Records with drawing code
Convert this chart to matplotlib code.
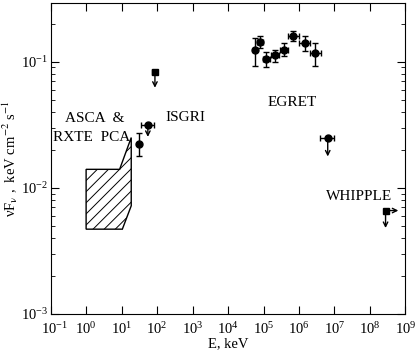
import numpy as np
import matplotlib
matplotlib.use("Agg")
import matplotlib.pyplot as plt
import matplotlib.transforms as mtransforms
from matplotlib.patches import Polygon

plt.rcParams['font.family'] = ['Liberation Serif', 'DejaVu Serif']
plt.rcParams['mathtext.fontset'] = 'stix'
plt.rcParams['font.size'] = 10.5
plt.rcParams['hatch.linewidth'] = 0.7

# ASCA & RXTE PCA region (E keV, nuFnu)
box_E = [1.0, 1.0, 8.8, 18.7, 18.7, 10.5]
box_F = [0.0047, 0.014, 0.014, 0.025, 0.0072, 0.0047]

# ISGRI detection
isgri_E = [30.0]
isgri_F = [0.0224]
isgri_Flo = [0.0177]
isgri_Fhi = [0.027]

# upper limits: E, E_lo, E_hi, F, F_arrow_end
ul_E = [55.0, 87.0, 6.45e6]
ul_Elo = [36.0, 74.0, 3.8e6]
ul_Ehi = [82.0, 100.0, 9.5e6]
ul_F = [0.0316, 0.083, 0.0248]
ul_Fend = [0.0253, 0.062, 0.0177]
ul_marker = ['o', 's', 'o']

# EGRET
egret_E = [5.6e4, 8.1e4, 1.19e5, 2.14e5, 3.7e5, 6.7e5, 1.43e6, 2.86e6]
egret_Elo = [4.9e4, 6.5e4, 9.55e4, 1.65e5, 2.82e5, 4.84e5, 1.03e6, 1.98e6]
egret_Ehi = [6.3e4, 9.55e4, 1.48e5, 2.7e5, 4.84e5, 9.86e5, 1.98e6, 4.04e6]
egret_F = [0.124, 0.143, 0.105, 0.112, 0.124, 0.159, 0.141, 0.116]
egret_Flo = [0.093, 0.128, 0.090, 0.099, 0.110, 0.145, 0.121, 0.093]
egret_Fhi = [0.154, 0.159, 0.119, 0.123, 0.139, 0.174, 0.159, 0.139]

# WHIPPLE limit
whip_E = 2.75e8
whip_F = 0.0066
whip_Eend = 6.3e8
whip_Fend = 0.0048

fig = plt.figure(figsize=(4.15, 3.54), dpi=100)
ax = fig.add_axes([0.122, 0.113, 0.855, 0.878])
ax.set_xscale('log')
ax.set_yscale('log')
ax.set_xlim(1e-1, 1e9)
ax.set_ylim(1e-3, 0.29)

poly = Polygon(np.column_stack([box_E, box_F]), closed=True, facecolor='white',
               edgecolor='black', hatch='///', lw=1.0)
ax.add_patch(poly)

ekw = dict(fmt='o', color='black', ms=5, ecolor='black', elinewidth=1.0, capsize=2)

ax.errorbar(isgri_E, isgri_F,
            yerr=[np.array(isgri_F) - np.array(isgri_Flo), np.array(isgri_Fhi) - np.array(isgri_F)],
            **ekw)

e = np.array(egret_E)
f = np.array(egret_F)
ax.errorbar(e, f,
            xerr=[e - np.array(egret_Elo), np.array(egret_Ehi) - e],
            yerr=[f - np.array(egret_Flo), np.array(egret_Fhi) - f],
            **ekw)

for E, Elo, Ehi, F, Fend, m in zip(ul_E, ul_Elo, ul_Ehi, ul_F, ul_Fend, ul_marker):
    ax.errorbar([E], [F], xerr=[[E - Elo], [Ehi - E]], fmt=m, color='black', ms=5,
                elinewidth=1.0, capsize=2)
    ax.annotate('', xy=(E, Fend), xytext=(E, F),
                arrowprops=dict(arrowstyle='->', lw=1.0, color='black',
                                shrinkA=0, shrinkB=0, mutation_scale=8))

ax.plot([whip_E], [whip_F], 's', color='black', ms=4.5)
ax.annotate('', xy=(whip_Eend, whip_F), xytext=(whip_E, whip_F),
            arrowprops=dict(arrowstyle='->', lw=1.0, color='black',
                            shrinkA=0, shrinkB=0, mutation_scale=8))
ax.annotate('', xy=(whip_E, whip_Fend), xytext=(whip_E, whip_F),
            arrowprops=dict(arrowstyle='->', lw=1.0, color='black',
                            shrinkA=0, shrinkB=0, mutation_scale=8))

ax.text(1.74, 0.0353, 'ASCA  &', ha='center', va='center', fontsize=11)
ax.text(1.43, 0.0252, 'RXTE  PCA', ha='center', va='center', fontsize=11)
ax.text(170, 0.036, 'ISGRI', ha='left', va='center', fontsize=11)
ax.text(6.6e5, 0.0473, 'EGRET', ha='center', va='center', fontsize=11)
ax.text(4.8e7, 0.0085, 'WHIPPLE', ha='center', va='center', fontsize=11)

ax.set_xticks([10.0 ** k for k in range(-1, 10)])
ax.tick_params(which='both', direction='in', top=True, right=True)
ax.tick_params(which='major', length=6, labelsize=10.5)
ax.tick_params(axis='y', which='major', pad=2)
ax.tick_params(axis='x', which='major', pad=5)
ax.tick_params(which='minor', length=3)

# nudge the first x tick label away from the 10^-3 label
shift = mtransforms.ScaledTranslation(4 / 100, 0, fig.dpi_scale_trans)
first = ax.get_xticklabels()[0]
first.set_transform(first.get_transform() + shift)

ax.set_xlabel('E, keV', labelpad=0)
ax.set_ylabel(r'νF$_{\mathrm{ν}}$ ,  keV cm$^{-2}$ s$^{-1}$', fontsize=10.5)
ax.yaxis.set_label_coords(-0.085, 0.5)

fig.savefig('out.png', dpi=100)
---
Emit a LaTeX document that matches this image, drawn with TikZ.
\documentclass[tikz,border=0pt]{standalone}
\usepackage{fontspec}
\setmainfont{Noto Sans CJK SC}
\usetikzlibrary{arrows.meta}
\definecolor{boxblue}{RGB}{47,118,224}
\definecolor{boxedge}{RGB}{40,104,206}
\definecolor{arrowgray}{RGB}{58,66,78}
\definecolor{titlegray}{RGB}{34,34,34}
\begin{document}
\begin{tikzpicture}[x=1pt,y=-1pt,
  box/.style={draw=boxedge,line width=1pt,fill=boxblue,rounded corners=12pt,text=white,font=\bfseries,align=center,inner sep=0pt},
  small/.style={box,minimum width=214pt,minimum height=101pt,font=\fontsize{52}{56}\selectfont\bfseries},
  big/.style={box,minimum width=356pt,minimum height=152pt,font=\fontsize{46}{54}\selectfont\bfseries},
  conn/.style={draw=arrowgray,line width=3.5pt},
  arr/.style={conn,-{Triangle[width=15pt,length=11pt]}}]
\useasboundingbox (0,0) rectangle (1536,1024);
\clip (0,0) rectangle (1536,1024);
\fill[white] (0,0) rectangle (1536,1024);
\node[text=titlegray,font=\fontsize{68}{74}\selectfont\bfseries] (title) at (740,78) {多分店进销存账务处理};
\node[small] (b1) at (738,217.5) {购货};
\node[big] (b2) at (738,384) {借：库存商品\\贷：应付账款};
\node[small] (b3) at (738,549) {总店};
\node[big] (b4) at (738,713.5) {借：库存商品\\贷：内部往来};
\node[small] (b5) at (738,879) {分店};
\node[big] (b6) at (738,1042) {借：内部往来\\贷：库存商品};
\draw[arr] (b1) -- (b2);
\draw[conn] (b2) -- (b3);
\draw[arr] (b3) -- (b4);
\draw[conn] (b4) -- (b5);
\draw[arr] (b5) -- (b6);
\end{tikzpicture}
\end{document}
...
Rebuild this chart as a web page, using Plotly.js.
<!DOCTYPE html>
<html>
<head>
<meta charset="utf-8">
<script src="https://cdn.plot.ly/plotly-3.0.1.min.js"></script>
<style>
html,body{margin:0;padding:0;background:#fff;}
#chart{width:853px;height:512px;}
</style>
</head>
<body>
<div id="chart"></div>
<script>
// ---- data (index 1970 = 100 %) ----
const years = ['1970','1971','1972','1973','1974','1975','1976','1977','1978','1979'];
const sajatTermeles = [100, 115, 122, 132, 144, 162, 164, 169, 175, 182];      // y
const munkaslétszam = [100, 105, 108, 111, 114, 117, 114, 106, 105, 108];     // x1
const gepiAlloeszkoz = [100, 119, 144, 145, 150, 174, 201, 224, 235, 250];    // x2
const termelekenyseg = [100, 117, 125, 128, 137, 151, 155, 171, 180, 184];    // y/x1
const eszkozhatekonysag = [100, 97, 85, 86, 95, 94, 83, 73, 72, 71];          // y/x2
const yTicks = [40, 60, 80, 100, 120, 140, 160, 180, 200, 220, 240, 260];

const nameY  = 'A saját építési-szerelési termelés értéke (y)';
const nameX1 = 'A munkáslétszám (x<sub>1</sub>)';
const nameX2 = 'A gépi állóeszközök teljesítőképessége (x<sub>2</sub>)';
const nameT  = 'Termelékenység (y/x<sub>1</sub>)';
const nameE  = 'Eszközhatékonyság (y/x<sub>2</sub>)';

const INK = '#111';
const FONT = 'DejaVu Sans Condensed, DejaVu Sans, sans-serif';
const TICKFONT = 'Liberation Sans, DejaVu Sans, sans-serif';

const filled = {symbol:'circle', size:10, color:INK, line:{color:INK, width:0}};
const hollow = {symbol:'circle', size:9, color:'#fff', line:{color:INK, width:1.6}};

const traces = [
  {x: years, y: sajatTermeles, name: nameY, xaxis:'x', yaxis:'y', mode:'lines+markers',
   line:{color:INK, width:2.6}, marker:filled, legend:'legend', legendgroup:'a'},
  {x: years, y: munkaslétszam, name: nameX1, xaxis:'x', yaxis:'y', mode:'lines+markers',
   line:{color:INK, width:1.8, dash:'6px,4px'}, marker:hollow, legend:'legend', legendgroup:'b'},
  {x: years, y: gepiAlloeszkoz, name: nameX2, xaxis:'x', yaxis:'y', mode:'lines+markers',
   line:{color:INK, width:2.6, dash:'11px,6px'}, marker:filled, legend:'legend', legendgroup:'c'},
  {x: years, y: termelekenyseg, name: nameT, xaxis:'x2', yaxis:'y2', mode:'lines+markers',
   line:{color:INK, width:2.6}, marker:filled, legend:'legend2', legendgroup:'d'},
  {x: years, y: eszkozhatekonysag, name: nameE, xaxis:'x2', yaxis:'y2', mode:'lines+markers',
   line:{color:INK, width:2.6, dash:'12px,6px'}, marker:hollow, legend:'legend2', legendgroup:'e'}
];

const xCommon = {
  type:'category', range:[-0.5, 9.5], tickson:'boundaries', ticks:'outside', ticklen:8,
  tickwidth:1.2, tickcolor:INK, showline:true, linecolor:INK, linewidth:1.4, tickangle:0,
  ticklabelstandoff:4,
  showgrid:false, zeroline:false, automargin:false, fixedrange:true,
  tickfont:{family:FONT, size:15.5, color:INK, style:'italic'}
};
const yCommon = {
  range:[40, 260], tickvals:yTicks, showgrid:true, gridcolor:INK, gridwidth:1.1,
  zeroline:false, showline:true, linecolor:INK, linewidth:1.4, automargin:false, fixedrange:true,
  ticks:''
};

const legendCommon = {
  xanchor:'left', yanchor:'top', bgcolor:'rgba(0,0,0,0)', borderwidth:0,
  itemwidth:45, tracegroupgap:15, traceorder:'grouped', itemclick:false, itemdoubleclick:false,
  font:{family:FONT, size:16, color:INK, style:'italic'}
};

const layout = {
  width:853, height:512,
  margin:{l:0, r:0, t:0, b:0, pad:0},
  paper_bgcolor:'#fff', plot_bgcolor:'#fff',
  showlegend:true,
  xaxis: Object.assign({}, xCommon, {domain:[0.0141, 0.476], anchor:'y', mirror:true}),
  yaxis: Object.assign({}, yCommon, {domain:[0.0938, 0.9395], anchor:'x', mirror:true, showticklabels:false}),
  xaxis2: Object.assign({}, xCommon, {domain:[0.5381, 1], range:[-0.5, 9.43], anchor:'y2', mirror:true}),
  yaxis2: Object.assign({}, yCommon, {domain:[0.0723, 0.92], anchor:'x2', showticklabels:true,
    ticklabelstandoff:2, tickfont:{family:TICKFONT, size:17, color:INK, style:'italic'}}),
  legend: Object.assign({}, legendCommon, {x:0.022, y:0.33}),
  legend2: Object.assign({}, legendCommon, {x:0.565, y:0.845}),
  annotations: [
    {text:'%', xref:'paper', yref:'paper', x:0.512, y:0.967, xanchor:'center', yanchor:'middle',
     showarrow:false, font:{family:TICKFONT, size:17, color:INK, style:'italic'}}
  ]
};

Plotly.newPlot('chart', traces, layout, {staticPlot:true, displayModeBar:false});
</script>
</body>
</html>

• **WRITTEN TASK**
For the material above, give again only the lines starting at the line that contains "Convert this chart to matplotlib code." and ending at the line that contains "ul_marker = ['o', 's', 'o']". Pictures do not belong in the copy.

• **RESPONSE BELOW**
Convert this chart to matplotlib code.
import numpy as np
import matplotlib
matplotlib.use("Agg")
import matplotlib.pyplot as plt
import matplotlib.transforms as mtransforms
from matplotlib.patches import Polygon

plt.rcParams['font.family'] = ['Liberation Serif', 'DejaVu Serif']
plt.rcParams['mathtext.fontset'] = 'stix'
plt.rcParams['font.size'] = 10.5
plt.rcParams['hatch.linewidth'] = 0.7

# ASCA & RXTE PCA region (E keV, nuFnu)
box_E = [1.0, 1.0, 8.8, 18.7, 18.7, 10.5]
box_F = [0.0047, 0.014, 0.014, 0.025, 0.0072, 0.0047]

# ISGRI detection
isgri_E = [30.0]
isgri_F = [0.0224]
isgri_Flo = [0.0177]
isgri_Fhi = [0.027]

# upper limits: E, E_lo, E_hi, F, F_arrow_end
ul_E = [55.0, 87.0, 6.45e6]
ul_Elo = [36.0, 74.0, 3.8e6]
ul_Ehi = [82.0, 100.0, 9.5e6]
ul_F = [0.0316, 0.083, 0.0248]
ul_Fend = [0.0253, 0.062, 0.0177]
ul_marker = ['o', 's', 'o']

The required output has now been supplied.